■ **Exercise**: Extract each line containing the string "chart".

══ Given data ══

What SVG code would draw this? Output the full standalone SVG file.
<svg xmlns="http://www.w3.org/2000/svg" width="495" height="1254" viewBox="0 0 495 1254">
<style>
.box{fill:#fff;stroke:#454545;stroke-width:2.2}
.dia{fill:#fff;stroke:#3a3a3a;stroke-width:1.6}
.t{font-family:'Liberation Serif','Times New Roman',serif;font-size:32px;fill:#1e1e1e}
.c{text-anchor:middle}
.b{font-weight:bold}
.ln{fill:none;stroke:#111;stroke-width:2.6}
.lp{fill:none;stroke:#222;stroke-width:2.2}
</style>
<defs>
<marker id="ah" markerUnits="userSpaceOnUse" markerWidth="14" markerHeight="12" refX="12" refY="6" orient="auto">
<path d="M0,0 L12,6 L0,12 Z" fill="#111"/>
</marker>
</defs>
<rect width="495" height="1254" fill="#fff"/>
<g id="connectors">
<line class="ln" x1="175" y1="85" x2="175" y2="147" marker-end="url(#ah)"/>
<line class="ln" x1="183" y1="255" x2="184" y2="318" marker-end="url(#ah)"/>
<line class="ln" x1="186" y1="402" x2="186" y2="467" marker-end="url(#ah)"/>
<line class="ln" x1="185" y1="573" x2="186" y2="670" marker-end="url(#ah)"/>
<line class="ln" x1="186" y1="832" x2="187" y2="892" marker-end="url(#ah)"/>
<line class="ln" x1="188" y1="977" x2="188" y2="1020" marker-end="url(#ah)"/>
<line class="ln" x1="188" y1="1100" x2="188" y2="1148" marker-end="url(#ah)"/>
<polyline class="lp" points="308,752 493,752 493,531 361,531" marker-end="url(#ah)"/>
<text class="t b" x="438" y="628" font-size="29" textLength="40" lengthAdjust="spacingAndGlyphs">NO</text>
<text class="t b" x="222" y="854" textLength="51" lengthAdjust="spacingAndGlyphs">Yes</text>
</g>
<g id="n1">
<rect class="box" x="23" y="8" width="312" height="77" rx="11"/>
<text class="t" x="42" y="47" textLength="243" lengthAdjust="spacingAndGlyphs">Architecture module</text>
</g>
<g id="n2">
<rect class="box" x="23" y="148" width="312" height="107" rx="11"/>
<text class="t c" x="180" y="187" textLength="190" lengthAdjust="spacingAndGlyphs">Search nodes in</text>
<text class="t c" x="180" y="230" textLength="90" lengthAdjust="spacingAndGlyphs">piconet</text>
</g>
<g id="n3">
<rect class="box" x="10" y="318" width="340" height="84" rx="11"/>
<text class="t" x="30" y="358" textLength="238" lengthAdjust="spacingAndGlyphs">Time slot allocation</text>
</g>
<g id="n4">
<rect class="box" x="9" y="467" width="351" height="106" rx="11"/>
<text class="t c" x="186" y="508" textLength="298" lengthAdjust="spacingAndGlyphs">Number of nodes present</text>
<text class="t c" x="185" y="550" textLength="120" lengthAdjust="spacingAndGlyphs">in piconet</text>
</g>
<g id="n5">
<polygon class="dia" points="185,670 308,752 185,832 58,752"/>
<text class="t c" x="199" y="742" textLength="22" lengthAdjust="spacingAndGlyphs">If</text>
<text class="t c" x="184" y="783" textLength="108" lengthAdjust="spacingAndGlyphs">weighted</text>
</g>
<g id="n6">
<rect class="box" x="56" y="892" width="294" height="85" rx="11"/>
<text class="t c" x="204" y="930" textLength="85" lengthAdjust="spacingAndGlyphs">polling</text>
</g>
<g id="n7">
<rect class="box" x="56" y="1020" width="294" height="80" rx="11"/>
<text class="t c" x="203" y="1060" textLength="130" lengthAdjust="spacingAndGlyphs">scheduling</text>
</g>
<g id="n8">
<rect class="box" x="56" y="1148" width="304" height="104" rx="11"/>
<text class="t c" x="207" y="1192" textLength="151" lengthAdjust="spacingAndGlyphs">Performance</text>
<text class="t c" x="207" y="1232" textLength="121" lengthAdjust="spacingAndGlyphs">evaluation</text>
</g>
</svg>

═══
══ Given data ══

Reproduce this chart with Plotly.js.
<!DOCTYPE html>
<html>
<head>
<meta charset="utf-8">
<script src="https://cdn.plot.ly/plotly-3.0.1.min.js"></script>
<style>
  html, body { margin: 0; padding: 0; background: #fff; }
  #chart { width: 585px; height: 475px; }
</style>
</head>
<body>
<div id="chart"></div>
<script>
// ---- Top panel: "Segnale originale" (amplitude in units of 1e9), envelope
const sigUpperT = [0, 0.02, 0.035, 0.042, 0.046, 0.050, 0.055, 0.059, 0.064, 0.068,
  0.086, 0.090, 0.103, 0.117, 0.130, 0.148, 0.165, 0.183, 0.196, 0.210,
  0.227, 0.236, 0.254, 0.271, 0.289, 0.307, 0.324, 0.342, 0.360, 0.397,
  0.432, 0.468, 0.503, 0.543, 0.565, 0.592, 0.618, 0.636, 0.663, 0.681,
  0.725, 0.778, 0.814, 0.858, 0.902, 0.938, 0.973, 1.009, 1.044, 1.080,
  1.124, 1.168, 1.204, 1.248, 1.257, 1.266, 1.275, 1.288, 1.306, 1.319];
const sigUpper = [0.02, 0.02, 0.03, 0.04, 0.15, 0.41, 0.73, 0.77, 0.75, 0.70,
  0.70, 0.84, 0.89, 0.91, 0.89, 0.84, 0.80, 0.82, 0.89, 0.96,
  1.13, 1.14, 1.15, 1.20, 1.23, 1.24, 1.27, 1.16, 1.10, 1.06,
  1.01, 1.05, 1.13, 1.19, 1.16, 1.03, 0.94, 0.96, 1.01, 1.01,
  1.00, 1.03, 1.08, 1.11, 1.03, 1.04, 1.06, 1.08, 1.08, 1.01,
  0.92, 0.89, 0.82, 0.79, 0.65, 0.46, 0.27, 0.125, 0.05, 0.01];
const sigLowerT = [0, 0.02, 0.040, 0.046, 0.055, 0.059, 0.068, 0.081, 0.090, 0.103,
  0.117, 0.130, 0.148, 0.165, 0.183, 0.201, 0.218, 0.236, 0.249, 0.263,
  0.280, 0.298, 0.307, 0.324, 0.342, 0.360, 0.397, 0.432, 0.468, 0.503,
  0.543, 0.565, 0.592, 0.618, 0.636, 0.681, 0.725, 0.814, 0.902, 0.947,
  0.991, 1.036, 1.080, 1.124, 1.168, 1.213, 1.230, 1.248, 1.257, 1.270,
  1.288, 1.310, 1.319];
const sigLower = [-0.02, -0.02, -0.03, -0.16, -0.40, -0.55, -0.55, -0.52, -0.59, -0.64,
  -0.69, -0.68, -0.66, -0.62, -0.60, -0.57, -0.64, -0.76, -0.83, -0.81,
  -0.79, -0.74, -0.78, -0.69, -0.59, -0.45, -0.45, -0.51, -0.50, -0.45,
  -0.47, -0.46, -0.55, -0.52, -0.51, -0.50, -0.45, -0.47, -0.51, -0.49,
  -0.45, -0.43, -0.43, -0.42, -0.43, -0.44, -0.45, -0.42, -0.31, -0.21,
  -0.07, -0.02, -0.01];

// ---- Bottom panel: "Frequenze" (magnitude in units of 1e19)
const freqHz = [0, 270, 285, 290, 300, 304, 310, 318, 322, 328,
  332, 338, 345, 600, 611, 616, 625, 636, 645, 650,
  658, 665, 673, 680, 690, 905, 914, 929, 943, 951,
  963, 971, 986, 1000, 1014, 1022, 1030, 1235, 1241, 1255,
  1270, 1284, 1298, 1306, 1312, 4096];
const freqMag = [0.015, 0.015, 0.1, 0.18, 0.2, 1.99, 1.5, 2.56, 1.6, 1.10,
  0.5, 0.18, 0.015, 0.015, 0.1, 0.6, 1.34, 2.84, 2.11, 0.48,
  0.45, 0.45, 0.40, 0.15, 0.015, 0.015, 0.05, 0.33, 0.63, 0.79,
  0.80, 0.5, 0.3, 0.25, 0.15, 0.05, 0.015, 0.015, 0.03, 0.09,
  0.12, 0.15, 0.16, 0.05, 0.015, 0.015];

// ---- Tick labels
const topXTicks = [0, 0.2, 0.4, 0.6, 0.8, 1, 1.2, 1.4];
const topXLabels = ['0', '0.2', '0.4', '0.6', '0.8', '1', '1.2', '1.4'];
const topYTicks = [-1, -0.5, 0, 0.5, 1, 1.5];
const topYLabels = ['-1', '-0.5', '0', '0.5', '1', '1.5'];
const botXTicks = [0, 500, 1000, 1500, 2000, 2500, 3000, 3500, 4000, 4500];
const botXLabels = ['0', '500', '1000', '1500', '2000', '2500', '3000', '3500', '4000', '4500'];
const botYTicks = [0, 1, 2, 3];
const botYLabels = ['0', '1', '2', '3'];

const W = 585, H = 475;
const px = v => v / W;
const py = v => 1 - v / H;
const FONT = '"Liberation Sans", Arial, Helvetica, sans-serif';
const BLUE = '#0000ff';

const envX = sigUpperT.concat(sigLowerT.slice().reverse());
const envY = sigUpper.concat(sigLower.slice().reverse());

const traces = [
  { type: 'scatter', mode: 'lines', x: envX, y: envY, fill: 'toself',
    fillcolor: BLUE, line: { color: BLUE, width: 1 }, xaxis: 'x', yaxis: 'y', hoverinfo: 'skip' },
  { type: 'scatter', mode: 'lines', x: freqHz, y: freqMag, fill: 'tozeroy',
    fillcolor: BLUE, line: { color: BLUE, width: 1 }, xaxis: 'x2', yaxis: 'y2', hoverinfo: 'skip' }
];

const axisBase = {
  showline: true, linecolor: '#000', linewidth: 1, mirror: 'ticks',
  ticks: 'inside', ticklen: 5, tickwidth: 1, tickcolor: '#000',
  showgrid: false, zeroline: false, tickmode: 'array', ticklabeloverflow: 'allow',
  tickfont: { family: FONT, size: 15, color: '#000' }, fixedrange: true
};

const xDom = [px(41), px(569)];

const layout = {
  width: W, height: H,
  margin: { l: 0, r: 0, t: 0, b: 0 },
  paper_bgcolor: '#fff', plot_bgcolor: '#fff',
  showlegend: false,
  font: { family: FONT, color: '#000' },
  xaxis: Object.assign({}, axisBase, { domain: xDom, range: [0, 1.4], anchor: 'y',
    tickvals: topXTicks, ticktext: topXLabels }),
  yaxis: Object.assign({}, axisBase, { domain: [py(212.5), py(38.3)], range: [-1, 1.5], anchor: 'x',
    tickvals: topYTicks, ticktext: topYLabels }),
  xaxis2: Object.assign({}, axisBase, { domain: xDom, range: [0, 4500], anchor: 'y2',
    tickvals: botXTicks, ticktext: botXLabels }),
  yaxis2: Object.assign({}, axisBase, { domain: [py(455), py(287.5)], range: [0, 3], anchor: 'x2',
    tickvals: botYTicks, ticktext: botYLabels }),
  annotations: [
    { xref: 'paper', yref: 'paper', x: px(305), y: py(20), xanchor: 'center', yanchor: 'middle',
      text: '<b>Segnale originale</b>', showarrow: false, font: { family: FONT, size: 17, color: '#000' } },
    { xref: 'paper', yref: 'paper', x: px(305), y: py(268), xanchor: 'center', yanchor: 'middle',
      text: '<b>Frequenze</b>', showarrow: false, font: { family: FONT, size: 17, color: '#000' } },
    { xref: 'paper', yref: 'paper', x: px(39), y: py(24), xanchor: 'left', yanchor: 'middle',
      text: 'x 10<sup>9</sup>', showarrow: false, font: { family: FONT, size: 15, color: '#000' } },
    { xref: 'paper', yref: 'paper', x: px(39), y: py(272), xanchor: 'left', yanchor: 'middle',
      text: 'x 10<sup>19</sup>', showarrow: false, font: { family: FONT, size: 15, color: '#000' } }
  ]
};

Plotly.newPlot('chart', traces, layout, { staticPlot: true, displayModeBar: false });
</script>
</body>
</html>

═══

■ **Completed exercise**:
Reproduce this chart with Plotly.js.
  #chart { width: 585px; height: 475px; }
<div id="chart"></div>
Plotly.newPlot('chart', traces, layout, { staticPlot: true, displayModeBar: false });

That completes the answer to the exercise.